Democracy, Capitalism, Anti-Trust and Privacy

There is currently a lot of talk about anti-trust regulation of the big tech companies and also how tech companies are invading our privacy. This is all very inter-twined with the ideas of democracy and capitalism and makes the whole discussion very complex. Here, I want to touch on a few concepts in the hope that we can understand the situation a bit better.

The idea of anti-trust

Anti-trust is based on the very painful observation that free enterprise and capitalism by itself can end up hurting the economy. Laissez-faire economics can run amok and end up in monopolies that do not have to compete for customers, leading to a slowdown of innovation and price competition. Anti-trust aims to ensure that there is always a certain level of healthy competition and choice for the customer.

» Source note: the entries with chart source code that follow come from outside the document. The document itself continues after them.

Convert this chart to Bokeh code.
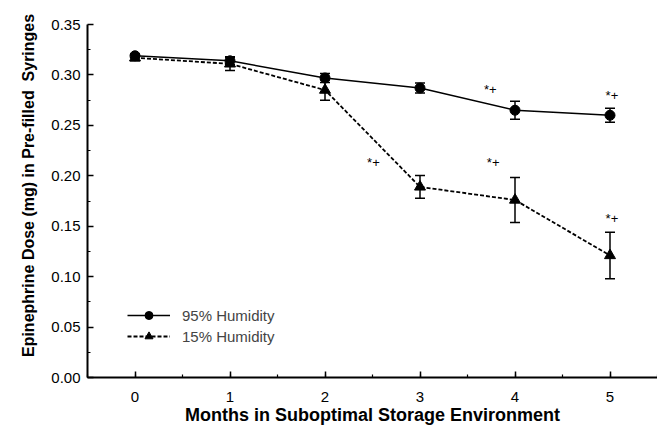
from bokeh.plotting import figure
from bokeh.models import (ColumnDataSource, Whisker, TeeHead, Legend, LegendItem,
                          NumeralTickFormatter, FixedTicker, Range1d)
from bokeh.core.properties import value
from bokeh.embed import file_html
from bokeh.resources import INLINE

# ---- data ----
months = [0, 1, 2, 3, 4, 5]
hum95 = [0.319, 0.314, 0.297, 0.287, 0.265, 0.260]
hum95_err = [0.002, 0.004, 0.0045, 0.005, 0.009, 0.007]
hum15 = [0.317, 0.311, 0.285, 0.189, 0.176, 0.121]
hum15_err = [0.003, 0.0065, 0.010, 0.0113, 0.0224, 0.023]
sig_x = [2.51, 3.74, 3.77, 5.02, 5.02]
sig_y = [0.213, 0.286, 0.213, 0.280, 0.158]
sig_text = ["*+", "*+", "*+", "*+", "*+"]
y_ticks = [0.0, 0.05, 0.10, 0.15, 0.20, 0.25, 0.30, 0.35]
x_ticks = [0, 1, 2, 3, 4, 5]
series_names = ["95% Humidity", "15% Humidity"]
x_title = "Months in Suboptimal Storage Environment"
y_title = "\u00a0" * 7 + "Epinephrine Dose (mg) in Pre-filled\u00a0 Syringes"

FONT = "Liberation Sans"

s95 = ColumnDataSource(dict(x=months, y=hum95,
                            lo=[v - e for v, e in zip(hum95, hum95_err)],
                            hi=[v + e for v, e in zip(hum95, hum95_err)]))
s15 = ColumnDataSource(dict(x=months, y=hum15,
                            lo=[v - e for v, e in zip(hum15, hum15_err)],
                            hi=[v + e for v, e in zip(hum15, hum15_err)]))
ssig = ColumnDataSource(dict(x=sig_x, y=sig_y, t=sig_text))

p = figure(frame_width=570, frame_height=353, output_backend="svg",
           toolbar_location=None, x_range=Range1d(-0.5, 5.5), y_range=Range1d(0, 0.35),
           min_border_left=87, min_border_top=24, min_border_right=0, min_border_bottom=10)
p.outline_line_color = None
p.xgrid.visible = False
p.ygrid.visible = False
p.background_fill_color = "white"

# axes
for ax in (p.xaxis[0], p.yaxis[0]):
    ax.axis_line_width = 2
    ax.axis_line_color = "black"
    ax.major_tick_line_color = "black"
    ax.minor_tick_line_color = "black"
    ax.major_tick_line_width = 1.5
    ax.minor_tick_line_width = 1.2
    ax.major_tick_out = 0
    ax.major_tick_in = 6
    ax.minor_tick_out = 0
    ax.minor_tick_in = 3
    ax.major_label_text_font = FONT
    ax.major_label_text_font_size = "15px"
    ax.major_label_text_color = "black"
    ax.axis_label_text_font = FONT
    ax.axis_label_text_font_style = "bold"
    ax.axis_label_text_color = "black"

p.xaxis.ticker = FixedTicker(ticks=x_ticks, minor_ticks=[-0.5 + 0.5 * i for i in range(13)])
p.yaxis.ticker = FixedTicker(ticks=y_ticks, minor_ticks=[0.025 * i for i in range(15)])
p.yaxis.formatter = NumeralTickFormatter(format="0.00")
p.xaxis.axis_label = x_title
p.yaxis.axis_label = y_title
p.xaxis.axis_label_text_font_size = "18px"
p.yaxis.axis_label_text_font_size = "16px"
p.xaxis.major_label_standoff = 14
p.yaxis.major_label_standoff = 7
p.xaxis.axis_label_standoff = 0
p.yaxis.axis_label_standoff = 11

# error bars
for src in (s95, s15):
    w = Whisker(source=src, base="x", upper="hi", lower="lo", dimension="height",
                line_width=1.5, line_color="black",
                upper_head=TeeHead(size=10, line_width=1.5, line_color="black"),
                lower_head=TeeHead(size=10, line_width=1.5, line_color="black"))
    p.add_layout(w)

l95 = p.line("x", "y", source=s95, line_width=1.5, line_color="black")
m95 = p.scatter("x", "y", source=s95, marker="circle", size=10, color="black")
l15 = p.line("x", "y", source=s15, line_width=1.8, line_color="black", line_dash="4 2")
m15 = p.scatter("x", "y", source=s15, marker="triangle", size=11, color="black")

p.text("x", "y", text="t", source=ssig, text_font=value(FONT), text_font_size="13px",
       text_align="center", text_baseline="middle", text_color="black")

legend = Legend(items=[LegendItem(label=series_names[0], renderers=[l95, m95]),
                       LegendItem(label=series_names[1], renderers=[l15, m15])],
                location=(40, 31), padding=0, margin=0, spacing=1,
                glyph_width=43, glyph_height=20, label_standoff=12,
                label_text_font=FONT, label_text_font_size="15px",
                border_line_color=None, background_fill_alpha=0)
p.add_layout(legend)

open("out.html", "w").write(file_html(p, INLINE))
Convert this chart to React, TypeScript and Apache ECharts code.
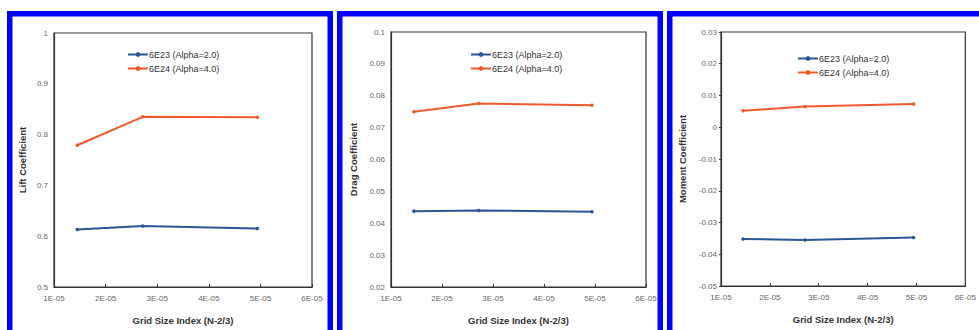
import React, { useEffect, useRef } from "react";
import * as echarts from "echarts";

const seriesNames = ["6E23 (Alpha=2.0)", "6E24 (Alpha=4.0)"];
const gridX = [1.45e-5, 2.72e-5, 4.94e-5];
const liftBlue = [0.613, 0.62, 0.615];
const liftRed = [0.779, 0.835, 0.834];
const dragBlue = [0.0438, 0.044, 0.0436];
const dragRed = [0.075, 0.0776, 0.077];
const momentBlue = [-0.0352, -0.0355, -0.0347];
const momentRed = [0.0052, 0.0065, 0.0073];
const yTitles = ["Lift Coefficient", "Drag Coefficient", "Moment Coefficient"];
const xTitle = "Grid Size Index (N-2/3)";
const yRanges = [
  [0.5, 1, 0.1],
  [0.02, 0.1, 0.01],
  [-0.05, 0.03, 0.01],
];

const BLUE = "#2a5696";
const RED = "#ef5a2c";
const FONT = 'Arial, "Liberation Sans", sans-serif';

export default function App() {
  const ref = useRef<HTMLDivElement>(null);
  useEffect(() => {
    if (!ref.current) return;
    const chart = echarts.init(ref.current, null, { renderer: "svg" });
    const grids = [
      { left: 54, top: 33, width: 258, height: 257 },
      { left: 391, top: 32, width: 255, height: 257 },
      { left: 721, top: 32, width: 254, height: 254 },
    ];
    const nameGaps = [27, 33, 34];
    const legendPos = [
      { left: 122, top: 45 },
      { left: 465, top: 45 },
      { left: 792, top: 49 },
    ];
    const blues = [liftBlue, dragBlue, momentBlue];
    const reds = [liftRed, dragRed, momentRed];
    const series: any[] = [];
    blues.forEach((b, i) => {
      [b, reds[i]].forEach((vals, k) => {
        series.push({
          type: "line",
          name: seriesNames[k],
          xAxisIndex: i,
          yAxisIndex: i,
          data: gridX.map((x, j) => [x, vals[j]]),
          symbol: "circle",
          symbolSize: 3.5,
          lineStyle: { width: 2, color: k === 0 ? BLUE : RED },
          itemStyle: { color: k === 0 ? BLUE : RED },
        });
      });
    });
    const option: any = {
      animation: false,
      backgroundColor: "#ffffff",
      textStyle: { fontFamily: FONT },
      grid: grids.map((g) => ({
        ...g,
        show: true,
        borderColor: "#333",
        borderWidth: 1.2,
        backgroundColor: "transparent",
      })),
      legend: legendPos.map((p) => ({
        ...p,
        orient: "vertical",
        data: seriesNames,
        itemWidth: 20,
        itemHeight: 6,
        itemGap: 5,
        selectedMode: false,
        textStyle: { fontSize: 9, color: "#333", fontFamily: FONT, padding: [0, 0, 0, -4] },
      })),
      xAxis: grids.map((_, i) => ({
        type: "value",
        gridIndex: i,
        min: 1e-5,
        max: 6e-5,
        interval: 1e-5,
        name: xTitle,
        nameLocation: "middle",
        nameGap: 28,
        nameTextStyle: { fontSize: 9.5, fontWeight: "bold", color: "#333", fontFamily: FONT },
        axisLine: { show: true, onZero: false, lineStyle: { color: "#333", width: 1.2 } },
        axisTick: { show: true, inside: true, length: 3, lineStyle: { color: "#333" } },
        splitLine: { show: false },
        axisLabel: {
          fontSize: 8,
          color: "#666",
          margin: 7,
          formatter: (v: number) => Math.round(v * 1e5) + "E-05",
        },
      })),
      yAxis: grids.map((_, i) => ({
        type: "value",
        gridIndex: i,
        min: yRanges[i][0],
        max: yRanges[i][1],
        interval: yRanges[i][2],
        name: yTitles[i],
        nameLocation: "middle",
        nameGap: nameGaps[i],
        nameRotate: 90,
        nameTextStyle: { fontSize: 9.5, fontWeight: "bold", color: "#333", fontFamily: FONT },
        axisLine: { show: true, onZero: false, lineStyle: { color: "#333", width: 1.2 } },
        axisTick: { show: i === 2, length: 2, lineStyle: { color: "#333" } },
        splitLine: { show: false },
        axisLabel: {
          fontSize: 8,
          color: "#666",
          margin: i === 2 ? 4 : 6,
          formatter: (v: number) => String(parseFloat(v.toFixed(3))),
        },
      })),
      graphic: [7, 337, 667].map((x) => ({
        type: "rect",
        shape: { x: x + 2.75, y: 13.75, width: 320.5, height: 400 },
        style: { fill: "none", stroke: "#0000ff", lineWidth: 5.5 },
        silent: true,
        z: 100,
      })),
      series,
    };
    chart.setOption(option);
    return () => chart.dispose();
  }, []);
  return (
    <div
      ref={ref}
      style={{ width: 979, height: 330, position: "fixed", left: 0, top: 0 }}
    />
  );
}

Anti-trust puts a brake on the dealings of capitalism, for the benefit of customers.

The idea of privacy

Tim Cook says that privacy is a fundamental human right. What is interesting however, is that what we today consider fundamental human rights were not always so. 100 years ago, women, let alone people of color, did not have the right to vote even in many “forward thinking” western democracies, including the USA. The United Nations “Universal Declaration of Human Rights” exists because these rights are so frequently under attack.

Capitalism nor democracy itself can ensure that our human rights are withheld. In fact, our human rights can be in direct conflict with the interests of companies operating under capitalism or our governments operating under democracy. The idea is that when faced with a dilemma between human rights and our institutions, human rights should take priority.

Therefore, the issue of privacy should not be about which company profits or not. It should be about whether our rights are more important than corporate profits or government espionage. It should be an independent discussion.

Should Apple be prevented from enforcing the “Apple Sign In” feature on apps in the App Store? Should this be investigated under anti-trust? Should Google be excused from delving into the details of your private life, because it can provide you and society with an economic benefit? This all depends on what your views on fundamental human rights are, and whether your rights are absolute or should be balanced against the economy. I personally take the view that our rights should be respected despite any disadvantage it may place on the economy, and that therefore discussions of privacy and anti-trust should be clearly separated.


My proposal is that

  1. “Apple Sign In” should not be evaluated under anti-trust. Instead, governments should ensure that similar schemes are available from outside Apple, or they should audit Apple to ensure that any information that Apple may obtain from this scheme should be firewalled from the rest of the organization. Governments should ensure that “Apple Sign In” is not used as a Trojan horse to increase Apple customers. Similarly, Google, Twitter and Facebook should also receive audits to ensure that their sign-in schemes are not deceptively undermining privacy. A clear separation of human rights and economic benefits is the only way to ensure that our rights will be respected.
  2. Any company that deals with customer information should be required by law to adhere to fundamental privacy principles. In the case of massive companies like Facebook, Google, Amazon or Apple, these should be audited so that we know that they are not doing something nasty behind their backs. This is similar to what is required in the Pharma market, despite huge costs, to ensure that the drugs that enter our bodies are safe. In the same way that patient safety is of paramount importance, privacy too should be protected regardless of the economic costs.